▼

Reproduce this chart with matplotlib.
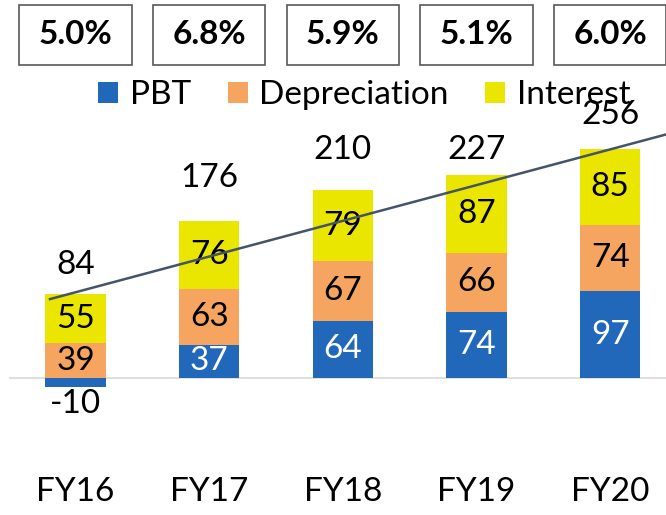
import matplotlib
matplotlib.use("Agg")
import matplotlib.pyplot as plt
import matplotlib.transforms as mtransforms
from matplotlib.patches import Rectangle
import numpy as np

plt.rcParams['font.family'] = ['Lato', 'DejaVu Sans']

# chart data
years = ['FY16', 'FY17', 'FY18', 'FY19', 'FY20']
pbt = [-10, 37, 64, 74, 97]
depreciation = [39, 63, 67, 66, 74]
interest = [55, 76, 79, 87, 85]
totals = [84, 176, 210, 227, 256]
margins = [5.0, 6.8, 5.9, 5.1, 6.0]

# trend line drawn across the bars
trend_x = [-0.2, 4.5]
trend_y = [88, 276]

# how far (points) each total label sits above its value
total_offsets = [27, 31, 29, 18, 25]

blue = '#2268BA'
orange = '#F5A55F'
yellow = '#EAE600'

fig = plt.figure(figsize=(6.66, 5.15), dpi=100)
ax = fig.add_axes([8.7 / 666, 45 / 515, 668.3 / 666, 470 / 515])

x = np.arange(len(years))
w = 0.45

# PBT first (negative goes below zero), others stack from the positive part
pbt_arr = np.array(pbt, dtype=float)
b1 = ax.bar(x, pbt_arr, w, color=blue, label='PBT', zorder=2)
dep_base = np.where(pbt_arr > 0, pbt_arr, 0)
b2 = ax.bar(x, depreciation, w, bottom=dep_base, color=orange, label='Depreciation', zorder=2)
int_base = dep_base + np.array(depreciation)
b3 = ax.bar(x, interest, w, bottom=int_base, color=yellow, label='Interest', zorder=2)

fs = 24
for i in range(len(years)):
    if pbt[i] >= 0:
        ax.text(x[i], pbt[i] / 2, str(pbt[i]), ha='center', va='center',
                color='white', fontsize=fs, zorder=4)
    else:
        ax.annotate(str(pbt[i]), (x[i], pbt[i]), xytext=(0, -12),
                    textcoords='offset points', ha='center', va='center',
                    fontsize=fs, zorder=4)
    ax.text(x[i], dep_base[i] + depreciation[i] / 2, str(depreciation[i]),
            ha='center', va='center', fontsize=fs, zorder=4)
    ax.text(x[i], int_base[i] + interest[i] / 2, str(interest[i]),
            ha='center', va='center', fontsize=fs, zorder=4)
    ax.annotate(str(totals[i]), (x[i], totals[i]), xytext=(0, total_offsets[i]),
                textcoords='offset points', ha='center', va='center',
                fontsize=fs, zorder=4)

ax.plot(trend_x, trend_y, color='#44546A', lw=1.8, zorder=5, solid_capstyle='butt')

ax.axhline(0, color='#D9D9D9', lw=1.2, zorder=1)

ax.set_xlim(-0.5, 4.5)
ax.set_ylim(-(470 - 378) / 0.893, 378 / 0.893)
ax.set_xticks(x)
ax.set_xticklabels(years, fontsize=24)
ax.tick_params(axis='x', length=0, pad=5)
ax.set_yticks([])
for s in ax.spines.values():
    s.set_visible(False)

# margin boxes across the top
trans = mtransforms.blended_transform_factory(ax.transData, fig.transFigure)
bw = 0.84
for i, m in enumerate(margins):
    r = Rectangle((x[i] - bw / 2, 1 - 65 / 515), bw, 60 / 515, transform=trans,
                  facecolor='white', edgecolor='#595959', lw=1.2, clip_on=False)
    fig.add_artist(r)
    t = fig.text(0, 0, f'{m:.1f}%', fontsize=24, fontweight='bold',
                 ha='center', va='center')
    t.set_transform(trans)
    t.set_position((x[i], 1 - 35 / 515))

fig.legend(handles=[b1, b2, b3], loc='center', bbox_to_anchor=(0.547, 1 - 95 / 515),
           ncol=3, frameon=False, fontsize=24, handlelength=0.6, handleheight=0.6,
           handletextpad=0.35, columnspacing=1.1, borderpad=0, borderaxespad=0)

fig.savefig('out.png', dpi=100, facecolor='white')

▲

→ **Work instructions**
Retype the listing exactly. Pictures do not belong in the copy.

→ **Task answer**
Reproduce this chart with matplotlib.
import matplotlib
matplotlib.use("Agg")
import matplotlib.pyplot as plt
import matplotlib.transforms as mtransforms
from matplotlib.patches import Rectangle
import numpy as np

plt.rcParams['font.family'] = ['Lato', 'DejaVu Sans']

# chart data
years = ['FY16', 'FY17', 'FY18', 'FY19', 'FY20']
pbt = [-10, 37, 64, 74, 97]
depreciation = [39, 63, 67, 66, 74]
interest = [55, 76, 79, 87, 85]
totals = [84, 176, 210, 227, 256]
margins = [5.0, 6.8, 5.9, 5.1, 6.0]

# trend line drawn across the bars
trend_x = [-0.2, 4.5]
trend_y = [88, 276]

# how far (points) each total label sits above its value
total_offsets = [27, 31, 29, 18, 25]

blue = '#2268BA'
orange = '#F5A55F'
yellow = '#EAE600'

fig = plt.figure(figsize=(6.66, 5.15), dpi=100)
ax = fig.add_axes([8.7 / 666, 45 / 515, 668.3 / 666, 470 / 515])

x = np.arange(len(years))
w = 0.45

# PBT first (negative goes below zero), others stack from the positive part
pbt_arr = np.array(pbt, dtype=float)
b1 = ax.bar(x, pbt_arr, w, color=blue, label='PBT', zorder=2)
dep_base = np.where(pbt_arr > 0, pbt_arr, 0)
b2 = ax.bar(x, depreciation, w, bottom=dep_base, color=orange, label='Depreciation', zorder=2)
int_base = dep_base + np.array(depreciation)
b3 = ax.bar(x, interest, w, bottom=int_base, color=yellow, label='Interest', zorder=2)

fs = 24
for i in range(len(years)):
    if pbt[i] >= 0:
        ax.text(x[i], pbt[i] / 2, str(pbt[i]), ha='center', va='center',
                color='white', fontsize=fs, zorder=4)
    else:
        ax.annotate(str(pbt[i]), (x[i], pbt[i]), xytext=(0, -12),
                    textcoords='offset points', ha='center', va='center',
                    fontsize=fs, zorder=4)
    ax.text(x[i], dep_base[i] + depreciation[i] / 2, str(depreciation[i]),
            ha='center', va='center', fontsize=fs, zorder=4)
    ax.text(x[i], int_base[i] + interest[i] / 2, str(interest[i]),
            ha='center', va='center', fontsize=fs, zorder=4)
    ax.annotate(str(totals[i]), (x[i], totals[i]), xytext=(0, total_offsets[i]),
                textcoords='offset points', ha='center', va='center',
                fontsize=fs, zorder=4)

ax.plot(trend_x, trend_y, color='#44546A', lw=1.8, zorder=5, solid_capstyle='butt')

ax.axhline(0, color='#D9D9D9', lw=1.2, zorder=1)

ax.set_xlim(-0.5, 4.5)
ax.set_ylim(-(470 - 378) / 0.893, 378 / 0.893)
ax.set_xticks(x)
ax.set_xticklabels(years, fontsize=24)
ax.tick_params(axis='x', length=0, pad=5)
ax.set_yticks([])
for s in ax.spines.values():
    s.set_visible(False)

# margin boxes across the top
trans = mtransforms.blended_transform_factory(ax.transData, fig.transFigure)
bw = 0.84
for i, m in enumerate(margins):
    r = Rectangle((x[i] - bw / 2, 1 - 65 / 515), bw, 60 / 515, transform=trans,
                  facecolor='white', edgecolor='#595959', lw=1.2, clip_on=False)
    fig.add_artist(r)
    t = fig.text(0, 0, f'{m:.1f}%', fontsize=24, fontweight='bold',
                 ha='center', va='center')
    t.set_transform(trans)
    t.set_position((x[i], 1 - 35 / 515))

fig.legend(handles=[b1, b2, b3], loc='center', bbox_to_anchor=(0.547, 1 - 95 / 515),
           ncol=3, frameon=False, fontsize=24, handlelength=0.6, handleheight=0.6,
           handletextpad=0.35, columnspacing=1.1, borderpad=0, borderaxespad=0)

fig.savefig('out.png', dpi=100, facecolor='white')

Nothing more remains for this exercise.